## Work to complete
Quote, please, the line with "Write the matplotlib code for this chart.", the line with "lab(benchmark, y + h / 2)", and every line between them, exactly and with nothing else.

## Extracted information

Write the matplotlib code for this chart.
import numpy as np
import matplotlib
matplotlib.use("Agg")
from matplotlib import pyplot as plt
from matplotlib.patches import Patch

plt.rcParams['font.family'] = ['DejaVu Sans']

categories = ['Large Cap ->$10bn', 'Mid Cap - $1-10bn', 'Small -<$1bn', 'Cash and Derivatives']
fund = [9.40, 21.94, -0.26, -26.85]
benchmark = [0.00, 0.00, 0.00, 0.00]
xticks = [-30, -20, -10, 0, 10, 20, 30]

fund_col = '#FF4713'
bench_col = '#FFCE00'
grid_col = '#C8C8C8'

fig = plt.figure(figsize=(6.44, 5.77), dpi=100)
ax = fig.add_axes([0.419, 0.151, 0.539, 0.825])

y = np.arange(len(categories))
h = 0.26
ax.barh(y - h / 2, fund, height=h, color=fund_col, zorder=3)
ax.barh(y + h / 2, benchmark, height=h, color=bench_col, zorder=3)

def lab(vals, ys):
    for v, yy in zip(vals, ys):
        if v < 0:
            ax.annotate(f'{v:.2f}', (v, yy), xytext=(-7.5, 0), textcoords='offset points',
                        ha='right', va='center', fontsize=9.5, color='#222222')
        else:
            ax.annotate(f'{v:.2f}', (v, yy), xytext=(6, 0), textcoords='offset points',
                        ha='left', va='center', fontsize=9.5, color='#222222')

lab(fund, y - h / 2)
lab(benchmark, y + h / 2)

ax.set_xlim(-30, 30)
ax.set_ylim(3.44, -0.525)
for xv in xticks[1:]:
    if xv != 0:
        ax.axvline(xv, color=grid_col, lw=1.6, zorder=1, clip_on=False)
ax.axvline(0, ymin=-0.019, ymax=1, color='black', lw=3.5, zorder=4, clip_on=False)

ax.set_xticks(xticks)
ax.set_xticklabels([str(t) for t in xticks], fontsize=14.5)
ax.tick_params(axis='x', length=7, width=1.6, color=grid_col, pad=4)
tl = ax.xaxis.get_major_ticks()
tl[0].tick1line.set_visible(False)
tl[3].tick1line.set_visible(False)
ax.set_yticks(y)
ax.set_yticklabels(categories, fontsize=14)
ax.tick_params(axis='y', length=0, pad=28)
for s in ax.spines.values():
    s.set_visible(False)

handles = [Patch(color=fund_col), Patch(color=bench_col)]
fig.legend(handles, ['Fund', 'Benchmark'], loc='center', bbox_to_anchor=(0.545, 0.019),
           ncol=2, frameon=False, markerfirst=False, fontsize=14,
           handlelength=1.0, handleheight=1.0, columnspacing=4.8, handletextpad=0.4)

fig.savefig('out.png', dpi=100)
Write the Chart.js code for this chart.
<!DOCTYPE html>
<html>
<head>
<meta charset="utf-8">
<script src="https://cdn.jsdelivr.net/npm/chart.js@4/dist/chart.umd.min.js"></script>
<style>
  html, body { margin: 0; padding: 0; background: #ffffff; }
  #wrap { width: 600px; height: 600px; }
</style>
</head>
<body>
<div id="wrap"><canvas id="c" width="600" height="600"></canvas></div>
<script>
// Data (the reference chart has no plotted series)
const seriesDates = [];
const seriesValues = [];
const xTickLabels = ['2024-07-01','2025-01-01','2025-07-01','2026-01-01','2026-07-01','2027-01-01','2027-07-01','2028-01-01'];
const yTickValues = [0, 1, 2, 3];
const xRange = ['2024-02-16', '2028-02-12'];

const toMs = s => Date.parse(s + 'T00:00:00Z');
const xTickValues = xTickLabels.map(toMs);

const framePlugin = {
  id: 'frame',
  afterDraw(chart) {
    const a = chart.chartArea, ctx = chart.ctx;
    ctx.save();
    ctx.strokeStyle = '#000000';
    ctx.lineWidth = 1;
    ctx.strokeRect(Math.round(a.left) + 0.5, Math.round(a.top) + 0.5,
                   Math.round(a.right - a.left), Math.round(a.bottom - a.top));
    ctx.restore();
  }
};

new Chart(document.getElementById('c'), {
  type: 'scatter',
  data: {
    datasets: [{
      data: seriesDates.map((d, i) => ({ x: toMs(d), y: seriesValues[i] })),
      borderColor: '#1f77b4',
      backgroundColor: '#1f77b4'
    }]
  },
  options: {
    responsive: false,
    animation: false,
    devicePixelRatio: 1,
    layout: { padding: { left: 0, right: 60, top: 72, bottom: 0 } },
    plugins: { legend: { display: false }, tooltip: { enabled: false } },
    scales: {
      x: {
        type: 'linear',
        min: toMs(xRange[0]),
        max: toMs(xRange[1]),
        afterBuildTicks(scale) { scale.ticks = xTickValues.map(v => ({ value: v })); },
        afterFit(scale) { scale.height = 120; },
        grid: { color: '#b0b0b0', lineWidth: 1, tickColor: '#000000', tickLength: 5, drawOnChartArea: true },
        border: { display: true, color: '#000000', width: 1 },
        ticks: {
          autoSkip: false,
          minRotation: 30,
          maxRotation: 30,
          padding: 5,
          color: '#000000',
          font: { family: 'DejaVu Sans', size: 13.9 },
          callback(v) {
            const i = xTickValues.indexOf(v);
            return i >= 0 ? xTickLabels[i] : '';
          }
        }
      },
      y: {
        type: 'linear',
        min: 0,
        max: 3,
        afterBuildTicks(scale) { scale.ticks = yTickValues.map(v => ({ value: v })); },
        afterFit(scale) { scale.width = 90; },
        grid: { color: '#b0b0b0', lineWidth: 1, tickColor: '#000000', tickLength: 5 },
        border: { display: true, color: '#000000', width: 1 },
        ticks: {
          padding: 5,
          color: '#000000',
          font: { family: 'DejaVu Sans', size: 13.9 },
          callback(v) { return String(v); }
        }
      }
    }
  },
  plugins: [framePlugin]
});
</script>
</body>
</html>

---

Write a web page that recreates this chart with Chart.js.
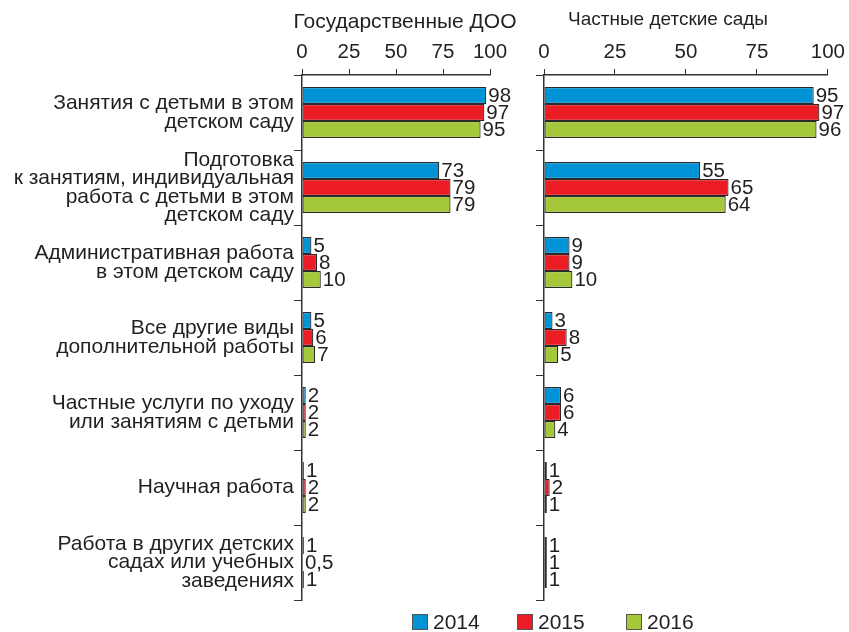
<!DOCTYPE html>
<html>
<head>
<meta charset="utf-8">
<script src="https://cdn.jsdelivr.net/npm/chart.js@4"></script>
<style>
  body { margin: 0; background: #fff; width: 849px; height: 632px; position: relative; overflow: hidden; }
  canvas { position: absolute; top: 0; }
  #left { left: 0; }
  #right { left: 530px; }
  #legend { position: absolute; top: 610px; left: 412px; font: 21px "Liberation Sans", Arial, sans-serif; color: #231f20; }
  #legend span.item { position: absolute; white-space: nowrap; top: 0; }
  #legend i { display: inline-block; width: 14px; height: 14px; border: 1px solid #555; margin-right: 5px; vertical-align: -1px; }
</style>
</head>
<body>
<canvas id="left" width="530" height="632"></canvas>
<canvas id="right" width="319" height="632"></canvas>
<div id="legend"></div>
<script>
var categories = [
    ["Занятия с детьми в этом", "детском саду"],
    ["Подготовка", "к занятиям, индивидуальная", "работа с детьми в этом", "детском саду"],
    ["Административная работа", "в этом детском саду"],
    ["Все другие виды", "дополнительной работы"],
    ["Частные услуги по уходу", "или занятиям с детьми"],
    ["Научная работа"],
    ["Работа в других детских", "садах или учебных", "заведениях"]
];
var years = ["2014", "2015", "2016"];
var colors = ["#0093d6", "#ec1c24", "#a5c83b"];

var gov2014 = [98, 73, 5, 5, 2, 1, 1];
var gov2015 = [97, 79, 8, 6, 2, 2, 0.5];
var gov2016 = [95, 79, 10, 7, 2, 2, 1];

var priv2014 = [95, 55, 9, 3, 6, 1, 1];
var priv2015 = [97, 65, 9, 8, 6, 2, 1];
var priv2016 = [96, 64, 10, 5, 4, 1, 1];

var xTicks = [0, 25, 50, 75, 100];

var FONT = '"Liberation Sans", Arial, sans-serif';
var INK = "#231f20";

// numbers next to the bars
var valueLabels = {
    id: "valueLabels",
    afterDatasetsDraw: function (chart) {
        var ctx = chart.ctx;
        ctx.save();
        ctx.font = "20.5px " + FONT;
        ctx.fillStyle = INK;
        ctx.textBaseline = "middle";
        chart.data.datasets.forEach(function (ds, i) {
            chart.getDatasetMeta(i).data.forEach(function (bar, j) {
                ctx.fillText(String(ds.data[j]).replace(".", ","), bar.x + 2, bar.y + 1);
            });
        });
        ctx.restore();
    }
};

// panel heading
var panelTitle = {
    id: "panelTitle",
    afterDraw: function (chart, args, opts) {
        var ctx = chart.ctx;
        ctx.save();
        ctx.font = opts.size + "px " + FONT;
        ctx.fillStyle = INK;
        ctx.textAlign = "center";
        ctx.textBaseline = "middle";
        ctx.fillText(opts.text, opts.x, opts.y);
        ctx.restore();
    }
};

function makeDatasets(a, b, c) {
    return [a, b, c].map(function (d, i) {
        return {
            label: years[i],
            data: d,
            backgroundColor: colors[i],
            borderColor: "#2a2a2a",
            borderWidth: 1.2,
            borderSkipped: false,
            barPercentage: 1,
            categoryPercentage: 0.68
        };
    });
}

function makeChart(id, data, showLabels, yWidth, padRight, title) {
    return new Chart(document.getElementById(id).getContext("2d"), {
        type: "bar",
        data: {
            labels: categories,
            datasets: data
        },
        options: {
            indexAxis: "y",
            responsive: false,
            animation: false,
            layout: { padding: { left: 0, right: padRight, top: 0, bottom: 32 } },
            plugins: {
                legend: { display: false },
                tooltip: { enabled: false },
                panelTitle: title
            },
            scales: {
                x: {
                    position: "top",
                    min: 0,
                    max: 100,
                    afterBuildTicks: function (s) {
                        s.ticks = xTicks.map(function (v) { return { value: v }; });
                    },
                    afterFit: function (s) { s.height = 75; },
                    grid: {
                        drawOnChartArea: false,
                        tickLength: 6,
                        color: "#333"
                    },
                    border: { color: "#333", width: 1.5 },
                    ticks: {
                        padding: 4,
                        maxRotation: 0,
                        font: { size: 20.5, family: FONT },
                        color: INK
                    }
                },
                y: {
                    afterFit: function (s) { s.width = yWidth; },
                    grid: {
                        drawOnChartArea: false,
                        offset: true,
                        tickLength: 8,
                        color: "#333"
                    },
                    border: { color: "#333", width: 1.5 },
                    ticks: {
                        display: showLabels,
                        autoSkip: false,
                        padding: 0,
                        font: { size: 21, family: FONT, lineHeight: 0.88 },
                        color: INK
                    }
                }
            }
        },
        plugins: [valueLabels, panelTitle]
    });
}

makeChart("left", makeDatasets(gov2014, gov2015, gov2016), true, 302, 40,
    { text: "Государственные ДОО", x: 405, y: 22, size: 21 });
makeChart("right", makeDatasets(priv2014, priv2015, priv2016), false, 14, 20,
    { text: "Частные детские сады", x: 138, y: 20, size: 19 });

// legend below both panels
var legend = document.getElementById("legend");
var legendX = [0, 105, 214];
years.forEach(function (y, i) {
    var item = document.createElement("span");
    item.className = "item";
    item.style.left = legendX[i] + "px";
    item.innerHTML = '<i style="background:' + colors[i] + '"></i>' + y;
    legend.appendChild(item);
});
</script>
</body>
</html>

## Expected answer
Write the matplotlib code for this chart.
import numpy as np
import matplotlib
matplotlib.use("Agg")
from matplotlib import pyplot as plt
from matplotlib.patches import Patch

plt.rcParams['font.family'] = ['DejaVu Sans']

categories = ['Large Cap ->$10bn', 'Mid Cap - $1-10bn', 'Small -<$1bn', 'Cash and Derivatives']
fund = [9.40, 21.94, -0.26, -26.85]
benchmark = [0.00, 0.00, 0.00, 0.00]
xticks = [-30, -20, -10, 0, 10, 20, 30]

fund_col = '#FF4713'
bench_col = '#FFCE00'
grid_col = '#C8C8C8'

fig = plt.figure(figsize=(6.44, 5.77), dpi=100)
ax = fig.add_axes([0.419, 0.151, 0.539, 0.825])

y = np.arange(len(categories))
h = 0.26
ax.barh(y - h / 2, fund, height=h, color=fund_col, zorder=3)
ax.barh(y + h / 2, benchmark, height=h, color=bench_col, zorder=3)

def lab(vals, ys):
    for v, yy in zip(vals, ys):
        if v < 0:
            ax.annotate(f'{v:.2f}', (v, yy), xytext=(-7.5, 0), textcoords='offset points',
                        ha='right', va='center', fontsize=9.5, color='#222222')
        else:
            ax.annotate(f'{v:.2f}', (v, yy), xytext=(6, 0), textcoords='offset points',
                        ha='left', va='center', fontsize=9.5, color='#222222')

lab(fund, y - h / 2)
lab(benchmark, y + h / 2)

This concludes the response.